If you’re a publisher, one of the most frustrating experiences is to discover that your content is being scraped by a third party that does not have permission to use your content.
Even more frustrating: when that scraper’s website is able to outrank yours for searches related to your own content.
For obvious reasons then, Google has engaged in a considerable effort to thwart scrapers. And now it’s turning to the public for additional assistance.
Last week, Google’s Matt Cutts put out an RFS (request for scrapers) on his Twitter account:
Scrapers getting you down? Tell us about blog scrapers you see: http://goo.gl/S2hIh We need datapoints for testing.
As Matt McGee of Search Engine Land notes, Google’s Panda 2.2 update, which was released earlier this year, was designed to address scraper sites. But that, not surprisingly, didn’t end the war.

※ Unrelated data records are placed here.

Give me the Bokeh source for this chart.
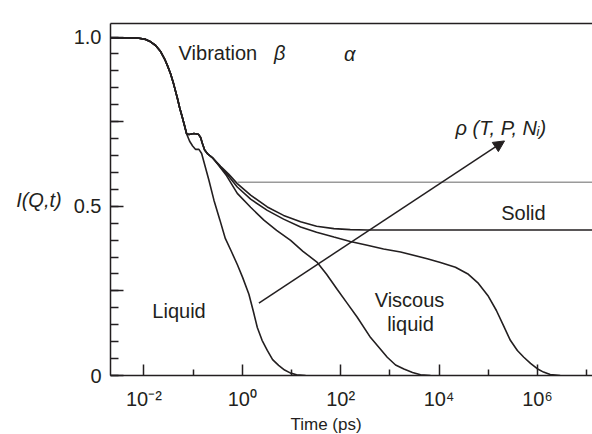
import numpy as np
from bokeh.plotting import figure
from bokeh.models import (Range1d, FixedTicker, CustomJSTickFormatter, LinearAxis,
                          Label, Arrow, NormalHead, Title)
from bokeh.embed import file_html
from bokeh.resources import INLINE

# ---------------- data (log10 time in ps, intensity I(Q,t)) ----------------
common_logt = [-2.68, -2.13, -1.965, -1.864, -1.762, -1.661, -1.579, -1.518, -1.457,
               -1.396, -1.321, -1.274, -1.220, -1.173, -1.132]
common_I = [0.998, 0.997, 0.993, 0.986, 0.975, 0.957, 0.935, 0.914, 0.891,
            0.861, 0.820, 0.791, 0.763, 0.737, 0.714]

# liquid branch (separates right after the vibrational drop)
liquid_logt = [-1.071, -1.010, -0.949, -0.882, -0.827, -0.780, -0.679, -0.577, -0.455,
               -0.346, -0.224, -0.102, 0.006, 0.134, 0.220, 0.305, 0.402, 0.508,
               0.616, 0.738, 0.860, 0.982, 1.104, 1.287]
liquid_I = [0.692, 0.678, 0.668, 0.668, 0.656, 0.631, 0.577, 0.518, 0.459,
            0.405, 0.367, 0.328, 0.290, 0.240, 0.192, 0.142, 0.104, 0.074,
            0.047, 0.030, 0.016, 0.007, 0.002, 0.0]

# beta wiggle shared by the slower curves
bump_logt = [-1.085, -0.984, -0.894, -0.848, -0.813, -0.766, -0.699, -0.610]
bump_I = [0.712, 0.715, 0.713, 0.703, 0.686, 0.666, 0.654, 0.644]

# intermediate curve (decays near 10^3.5 ps)
mid_logt = [-0.482, -0.319, -0.102, 0.169, 0.439, 0.697, 0.982, 1.233, 1.524, 1.713,
            1.931, 2.134, 2.337, 2.608, 2.947, 3.116, 3.285, 3.461, 3.624, 3.827]
mid_I = [0.621, 0.590, 0.538, 0.497, 0.459, 0.429, 0.399, 0.367, 0.334, 0.299,
         0.254, 0.213, 0.172, 0.112, 0.054, 0.031, 0.019, 0.009, 0.002, 0.0]

# solid curve (non-ergodic plateau)
solid_logt = [-0.441, -0.278, -0.102, 0.169, 0.508, 0.839, 1.185, 1.510, 1.862,
              2.195, 2.541, 7.12]
solid_I = [0.618, 0.595, 0.567, 0.533, 0.498, 0.473, 0.454, 0.441, 0.434,
           0.431, 0.430, 0.430]

# viscous liquid curve (decays near 10^6 ps)
viscous_logt = [-0.441, -0.278, -0.102, 0.169, 0.508, 0.839, 1.185, 1.510, 1.862,
                2.195, 2.541, 2.872, 3.218, 3.760, 4.028, 4.333, 4.597, 4.801,
                5.003, 5.166, 5.308, 5.450, 5.592, 5.724, 5.860, 5.996, 6.124,
                6.260, 6.463]
viscous_I = [0.615, 0.589, 0.557, 0.521, 0.488, 0.462, 0.439, 0.423, 0.409,
             0.396, 0.385, 0.374, 0.365, 0.345, 0.334, 0.320, 0.299, 0.272,
             0.234, 0.192, 0.148, 0.104, 0.074, 0.054, 0.036, 0.020, 0.010,
             0.003, 0.0]

# grey reference plateau
plateau_logt = [-0.10, 7.12]
plateau_I = [0.571, 0.571]

# arrow rho(T, P, N_i): tail and head (log10 t, I)
arrow_logt = [0.337, 5.331]
arrow_I = [0.214, 0.693]

x_tick_exps = [-2, 0, 2, 4, 6]
x_tick_labels = ["10\u207b\u00b2", "10\u2070", "10\u00b2", "10\u2074", "10\u2076"]
x_minor_exps = [-1, 1, 3, 5, 7]
y_tick_values = [0.0, 0.25, 0.5, 0.75, 1.0]
y_tick_labels = ["0", "", "0.5", "", "1.0"]
y_minor_values = [round(0.05 * i, 2) for i in range(21)]

x_title = "Time (ps)"
y_title = "I(Q,t)"

# text annotations inside the frame: (text, log10 t, I, align, style)
annotations = [
    ("Vibration", -1.295, 0.953, "left", "normal"),
    ("\u03b2", 0.642, 0.953, "left", "italic"),
    ("\u03b1", 2.065, 0.950, "left", "italic"),
    ("\u03c1 (T, P, N\u1d62)", 4.335, 0.731, "left", "italic"),
    ("Solid", 5.264, 0.481, "left", "normal"),
    ("Liquid", -1.829, 0.190, "left", "normal"),
    ("Viscous", 3.40, 0.222, "center", "normal"),
    ("liquid", 3.42, 0.153, "center", "normal"),
]

X_LOG_RANGE = (-2.68, 7.12)
Y_RANGE = (0.0, 1.04)

# ---------------- figure ----------------
FONT = "Liberation Sans"
INK = "#231f20"

p = figure(width=592, height=434, x_axis_type="log",
           x_range=Range1d(10 ** X_LOG_RANGE[0], 10 ** X_LOG_RANGE[1]),
           y_range=Range1d(*Y_RANGE),
           output_backend="svg", toolbar_location=None,
           min_border_left=110, min_border_right=0,
           min_border_top=23, min_border_bottom=59)
p.grid.visible = False
p.outline_line_color = None
p.background_fill_color = "white"
p.border_fill_color = "white"

def t(vals):
    return [10.0 ** v for v in vals]

# curves
p.line(t(common_logt + liquid_logt), common_I + liquid_I, line_color=INK, line_width=1.6)
for bl, bi in [(mid_logt, mid_I), (solid_logt, solid_I), (viscous_logt, viscous_I)]:
    p.line(t(common_logt + bump_logt + bl), common_I + bump_I + bi,
           line_color=INK, line_width=1.6)
p.line(t(plateau_logt), plateau_I, line_color="#9a9a9a", line_width=1.5)

p.add_layout(Arrow(end=NormalHead(size=11, fill_color=INK, line_color=INK),
                   x_start=10 ** arrow_logt[0], y_start=arrow_I[0],
                   x_end=10 ** arrow_logt[1], y_end=arrow_I[1],
                   line_color=INK, line_width=1.5))

# axes
xa = p.xaxis[0]
xa.ticker = FixedTicker(ticks=t(x_tick_exps), minor_ticks=t(x_minor_exps))
xa.formatter = CustomJSTickFormatter(args=dict(exps=x_tick_exps, labs=x_tick_labels), code="""
const e = Math.round(Math.log10(tick));
const i = exps.indexOf(e);
return i >= 0 ? labs[i] : "";
""")
ya = p.yaxis[0]
ya.ticker = FixedTicker(ticks=y_tick_values, minor_ticks=y_minor_values)
ya.formatter = CustomJSTickFormatter(args=dict(vals=y_tick_values, labs=y_tick_labels), code="""
for (let i = 0; i < vals.length; i++) { if (Math.abs(vals[i] - tick) < 1e-9) return labs[i]; }
return "";
""")
for ax in (xa, ya):
    ax.axis_line_color = INK
    ax.axis_line_width = 1.5
    ax.major_tick_line_color = INK
    ax.minor_tick_line_color = INK
    ax.major_tick_line_width = 1.5
    ax.minor_tick_line_width = 1.5
    ax.major_tick_out = 0
    ax.minor_tick_out = 0
    ax.major_label_text_font = FONT
    ax.major_label_text_font_size = "20px"
    ax.major_label_text_color = INK
xa.major_tick_in = 11
xa.minor_tick_in = 6
xa.major_label_standoff = 12
ya.major_tick_in = 13
ya.minor_tick_in = 8
ya.major_label_standoff = 9

ya.axis_label = y_title
ya.axis_label_text_font = FONT
ya.axis_label_text_font_style = "italic"
ya.axis_label_text_font_size = "20px"
ya.axis_label_text_color = INK
ya.axis_label_standoff = 9
try:
    ya.axis_label_orientation = "horizontal"
except Exception:
    pass

top = LinearAxis(ticker=FixedTicker(ticks=[]), axis_line_color=INK, axis_line_width=1.5,
                 major_tick_line_color=None, minor_tick_line_color=None,
                 major_label_standoff=0)
p.add_layout(top, "above")

p.add_layout(Title(text=x_title, align="left", offset=180, standoff=0,
                   text_font=FONT, text_font_size="17px", text_font_style="normal",
                   text_color=INK), "below")

for text, lx, ly, align, style in annotations:
    p.add_layout(Label(x=10 ** lx, y=ly, text=text, text_align=align,
                       text_baseline="alphabetic", text_font=FONT,
                       text_font_style=style, text_font_size="20px", text_color=INK))

open("out.html", "w").write(file_html(p, INLINE))
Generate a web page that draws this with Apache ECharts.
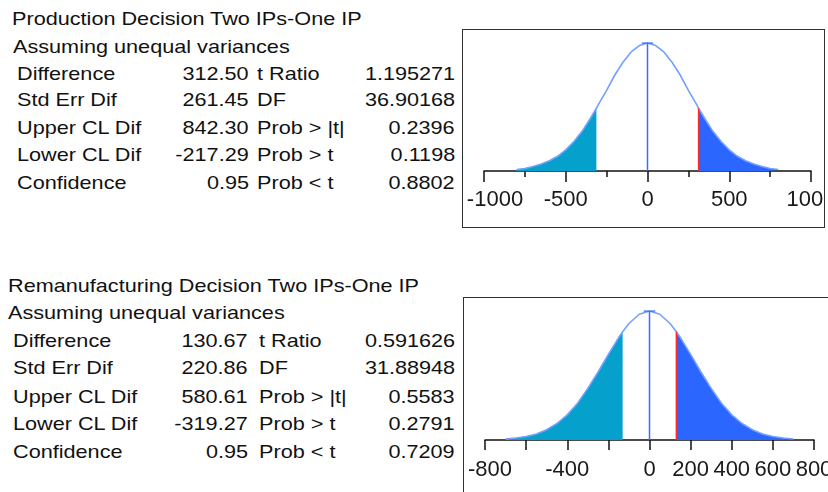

Despite Google’s best efforts, there are still scraper sites that rank well, and sometimes they even rank higher than the site that originally publishing the content.
So what should Google do?
On one hand, it would be curious if Google’s web spam team wasn’t looking at scrapers specifically. But on the other, it’s hard not to make the argument that scrapers aren’t the core problem — they’re just a symptom.
In many cases, scrapers aren’t simply scraping content and hoping that their sites rank well. In the absence of a means to build PageRank legitimately, they also employ black and gray hat techniques that Google has struggled to deal with.
In other words, scraping alone is frustrating, but it shouldn’t be infuriating. What’s really infuriating is that scrapers are often able to take advantage of greater flaws in Google’s ranking algorithms so that scraped content ranks meaningfully at all.
From this perspective, for Google to win the war against scrapers, it must win the war against search engine scamsters. And that won’t be easy.